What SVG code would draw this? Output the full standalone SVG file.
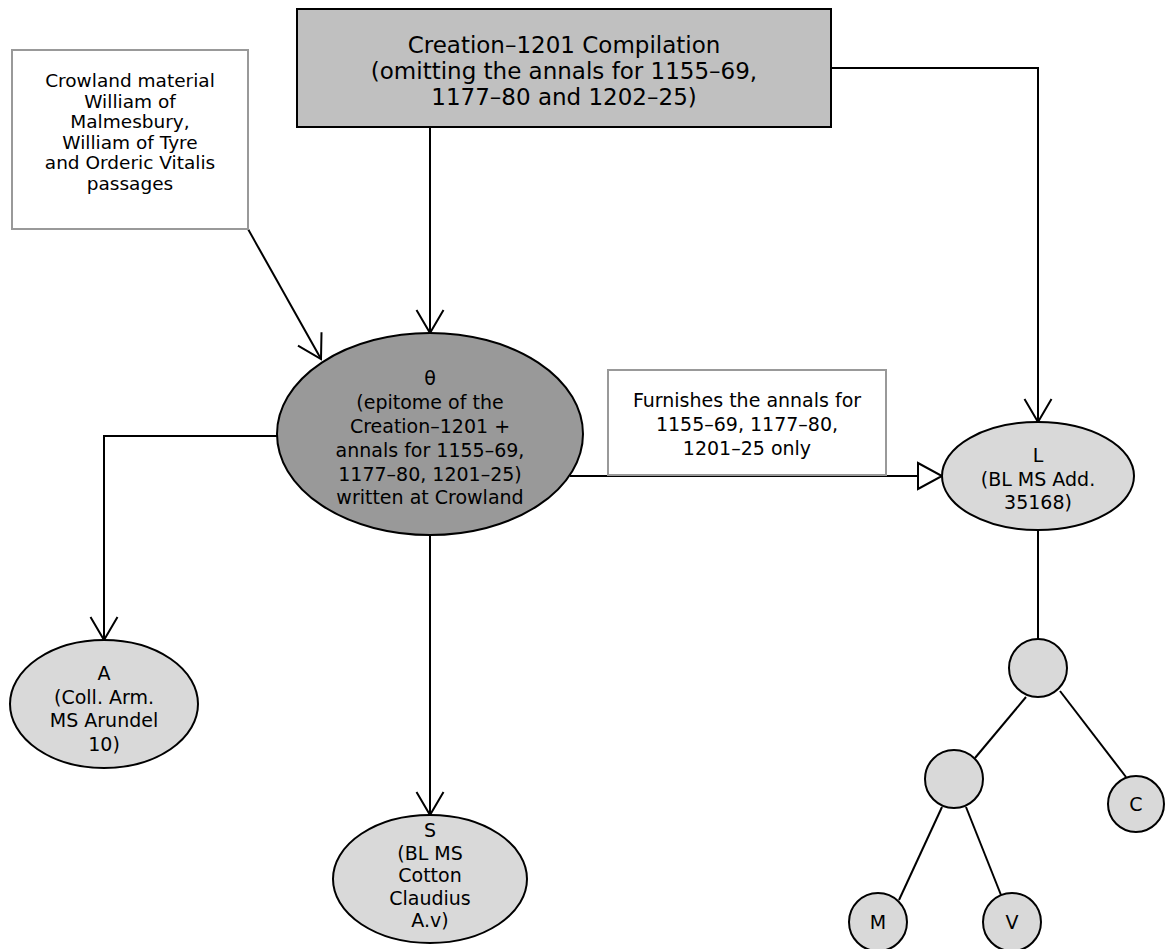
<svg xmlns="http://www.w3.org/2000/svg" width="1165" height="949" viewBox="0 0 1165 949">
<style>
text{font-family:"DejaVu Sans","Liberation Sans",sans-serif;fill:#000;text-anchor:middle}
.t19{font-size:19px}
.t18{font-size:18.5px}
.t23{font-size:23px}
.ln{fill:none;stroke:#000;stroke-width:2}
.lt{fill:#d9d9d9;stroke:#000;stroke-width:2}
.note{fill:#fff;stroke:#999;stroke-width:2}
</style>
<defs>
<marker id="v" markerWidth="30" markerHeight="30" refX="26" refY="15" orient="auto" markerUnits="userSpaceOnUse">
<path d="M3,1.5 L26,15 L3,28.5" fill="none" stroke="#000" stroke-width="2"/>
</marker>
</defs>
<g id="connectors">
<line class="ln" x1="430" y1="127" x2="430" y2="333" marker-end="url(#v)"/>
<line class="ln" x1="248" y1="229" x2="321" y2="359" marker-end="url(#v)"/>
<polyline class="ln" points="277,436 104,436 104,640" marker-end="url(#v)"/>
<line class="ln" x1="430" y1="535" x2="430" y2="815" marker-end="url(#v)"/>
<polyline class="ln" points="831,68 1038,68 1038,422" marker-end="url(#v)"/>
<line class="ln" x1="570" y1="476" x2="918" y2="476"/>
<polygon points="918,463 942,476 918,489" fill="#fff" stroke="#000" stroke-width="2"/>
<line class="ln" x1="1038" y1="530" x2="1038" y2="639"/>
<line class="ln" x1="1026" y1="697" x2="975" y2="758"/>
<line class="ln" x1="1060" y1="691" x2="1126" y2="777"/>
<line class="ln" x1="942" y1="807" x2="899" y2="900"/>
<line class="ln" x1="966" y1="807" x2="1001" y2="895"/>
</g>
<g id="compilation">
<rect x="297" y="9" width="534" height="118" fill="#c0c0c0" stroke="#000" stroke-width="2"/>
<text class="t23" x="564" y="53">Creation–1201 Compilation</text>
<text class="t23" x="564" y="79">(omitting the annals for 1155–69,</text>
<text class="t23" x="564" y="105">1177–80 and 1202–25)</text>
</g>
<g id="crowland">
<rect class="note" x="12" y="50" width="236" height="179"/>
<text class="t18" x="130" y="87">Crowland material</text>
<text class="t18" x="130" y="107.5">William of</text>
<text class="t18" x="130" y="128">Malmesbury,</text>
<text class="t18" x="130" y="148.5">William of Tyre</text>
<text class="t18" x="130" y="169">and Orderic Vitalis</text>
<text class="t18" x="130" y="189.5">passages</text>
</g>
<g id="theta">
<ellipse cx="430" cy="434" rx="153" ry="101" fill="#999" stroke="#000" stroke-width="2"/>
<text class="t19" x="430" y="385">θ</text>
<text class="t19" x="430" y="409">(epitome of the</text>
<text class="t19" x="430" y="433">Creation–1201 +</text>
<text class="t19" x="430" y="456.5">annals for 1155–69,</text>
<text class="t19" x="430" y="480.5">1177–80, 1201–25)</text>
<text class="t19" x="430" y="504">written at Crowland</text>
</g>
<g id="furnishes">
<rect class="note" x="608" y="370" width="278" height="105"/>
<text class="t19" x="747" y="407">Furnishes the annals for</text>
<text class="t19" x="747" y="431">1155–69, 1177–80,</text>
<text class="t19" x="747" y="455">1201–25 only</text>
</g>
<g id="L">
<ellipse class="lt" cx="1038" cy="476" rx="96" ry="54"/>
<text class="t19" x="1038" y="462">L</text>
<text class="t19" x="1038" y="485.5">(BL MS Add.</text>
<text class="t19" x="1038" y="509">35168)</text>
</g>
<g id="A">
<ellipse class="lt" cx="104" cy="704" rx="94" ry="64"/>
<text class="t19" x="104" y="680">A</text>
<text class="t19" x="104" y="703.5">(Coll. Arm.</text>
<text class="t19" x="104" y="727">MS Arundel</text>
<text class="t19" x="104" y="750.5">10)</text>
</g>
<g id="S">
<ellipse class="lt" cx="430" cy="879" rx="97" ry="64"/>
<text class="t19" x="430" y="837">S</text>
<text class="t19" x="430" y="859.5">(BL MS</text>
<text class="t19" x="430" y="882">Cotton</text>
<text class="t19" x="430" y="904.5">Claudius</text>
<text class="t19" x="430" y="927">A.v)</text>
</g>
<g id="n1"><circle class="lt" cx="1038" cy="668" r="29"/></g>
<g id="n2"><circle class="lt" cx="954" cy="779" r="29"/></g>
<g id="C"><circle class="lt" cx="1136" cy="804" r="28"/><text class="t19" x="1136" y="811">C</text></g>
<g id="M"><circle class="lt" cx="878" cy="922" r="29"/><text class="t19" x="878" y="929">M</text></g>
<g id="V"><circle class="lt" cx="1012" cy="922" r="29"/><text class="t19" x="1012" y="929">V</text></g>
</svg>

-------

• **WORK TO DO**
All of the data above should be transcribed verbatim, with pictures omitted.

• **FULL RESPONSE**
What SVG code would draw this? Output the full standalone SVG file.
<svg xmlns="http://www.w3.org/2000/svg" width="1165" height="949" viewBox="0 0 1165 949">
<style>
text{font-family:"DejaVu Sans","Liberation Sans",sans-serif;fill:#000;text-anchor:middle}
.t19{font-size:19px}
.t18{font-size:18.5px}
.t23{font-size:23px}
.ln{fill:none;stroke:#000;stroke-width:2}
.lt{fill:#d9d9d9;stroke:#000;stroke-width:2}
.note{fill:#fff;stroke:#999;stroke-width:2}
</style>
<defs>
<marker id="v" markerWidth="30" markerHeight="30" refX="26" refY="15" orient="auto" markerUnits="userSpaceOnUse">
<path d="M3,1.5 L26,15 L3,28.5" fill="none" stroke="#000" stroke-width="2"/>
</marker>
</defs>
<g id="connectors">
<line class="ln" x1="430" y1="127" x2="430" y2="333" marker-end="url(#v)"/>
<line class="ln" x1="248" y1="229" x2="321" y2="359" marker-end="url(#v)"/>
<polyline class="ln" points="277,436 104,436 104,640" marker-end="url(#v)"/>
<line class="ln" x1="430" y1="535" x2="430" y2="815" marker-end="url(#v)"/>
<polyline class="ln" points="831,68 1038,68 1038,422" marker-end="url(#v)"/>
<line class="ln" x1="570" y1="476" x2="918" y2="476"/>
<polygon points="918,463 942,476 918,489" fill="#fff" stroke="#000" stroke-width="2"/>
<line class="ln" x1="1038" y1="530" x2="1038" y2="639"/>
<line class="ln" x1="1026" y1="697" x2="975" y2="758"/>
<line class="ln" x1="1060" y1="691" x2="1126" y2="777"/>
<line class="ln" x1="942" y1="807" x2="899" y2="900"/>
<line class="ln" x1="966" y1="807" x2="1001" y2="895"/>
</g>
<g id="compilation">
<rect x="297" y="9" width="534" height="118" fill="#c0c0c0" stroke="#000" stroke-width="2"/>
<text class="t23" x="564" y="53">Creation–1201 Compilation</text>
<text class="t23" x="564" y="79">(omitting the annals for 1155–69,</text>
<text class="t23" x="564" y="105">1177–80 and 1202–25)</text>
</g>
<g id="crowland">
<rect class="note" x="12" y="50" width="236" height="179"/>
<text class="t18" x="130" y="87">Crowland material</text>
<text class="t18" x="130" y="107.5">William of</text>
<text class="t18" x="130" y="128">Malmesbury,</text>
<text class="t18" x="130" y="148.5">William of Tyre</text>
<text class="t18" x="130" y="169">and Orderic Vitalis</text>
<text class="t18" x="130" y="189.5">passages</text>
</g>
<g id="theta">
<ellipse cx="430" cy="434" rx="153" ry="101" fill="#999" stroke="#000" stroke-width="2"/>
<text class="t19" x="430" y="385">θ</text>
<text class="t19" x="430" y="409">(epitome of the</text>
<text class="t19" x="430" y="433">Creation–1201 +</text>
<text class="t19" x="430" y="456.5">annals for 1155–69,</text>
<text class="t19" x="430" y="480.5">1177–80, 1201–25)</text>
<text class="t19" x="430" y="504">written at Crowland</text>
</g>
<g id="furnishes">
<rect class="note" x="608" y="370" width="278" height="105"/>
<text class="t19" x="747" y="407">Furnishes the annals for</text>
<text class="t19" x="747" y="431">1155–69, 1177–80,</text>
<text class="t19" x="747" y="455">1201–25 only</text>
</g>
<g id="L">
<ellipse class="lt" cx="1038" cy="476" rx="96" ry="54"/>
<text class="t19" x="1038" y="462">L</text>
<text class="t19" x="1038" y="485.5">(BL MS Add.</text>
<text class="t19" x="1038" y="509">35168)</text>
</g>
<g id="A">
<ellipse class="lt" cx="104" cy="704" rx="94" ry="64"/>
<text class="t19" x="104" y="680">A</text>
<text class="t19" x="104" y="703.5">(Coll. Arm.</text>
<text class="t19" x="104" y="727">MS Arundel</text>
<text class="t19" x="104" y="750.5">10)</text>
</g>
<g id="S">
<ellipse class="lt" cx="430" cy="879" rx="97" ry="64"/>
<text class="t19" x="430" y="837">S</text>
<text class="t19" x="430" y="859.5">(BL MS</text>
<text class="t19" x="430" y="882">Cotton</text>
<text class="t19" x="430" y="904.5">Claudius</text>
<text class="t19" x="430" y="927">A.v)</text>
</g>
<g id="n1"><circle class="lt" cx="1038" cy="668" r="29"/></g>
<g id="n2"><circle class="lt" cx="954" cy="779" r="29"/></g>
<g id="C"><circle class="lt" cx="1136" cy="804" r="28"/><text class="t19" x="1136" y="811">C</text></g>
<g id="M"><circle class="lt" cx="878" cy="922" r="29"/><text class="t19" x="878" y="929">M</text></g>
<g id="V"><circle class="lt" cx="1012" cy="922" r="29"/><text class="t19" x="1012" y="929">V</text></g>
</svg>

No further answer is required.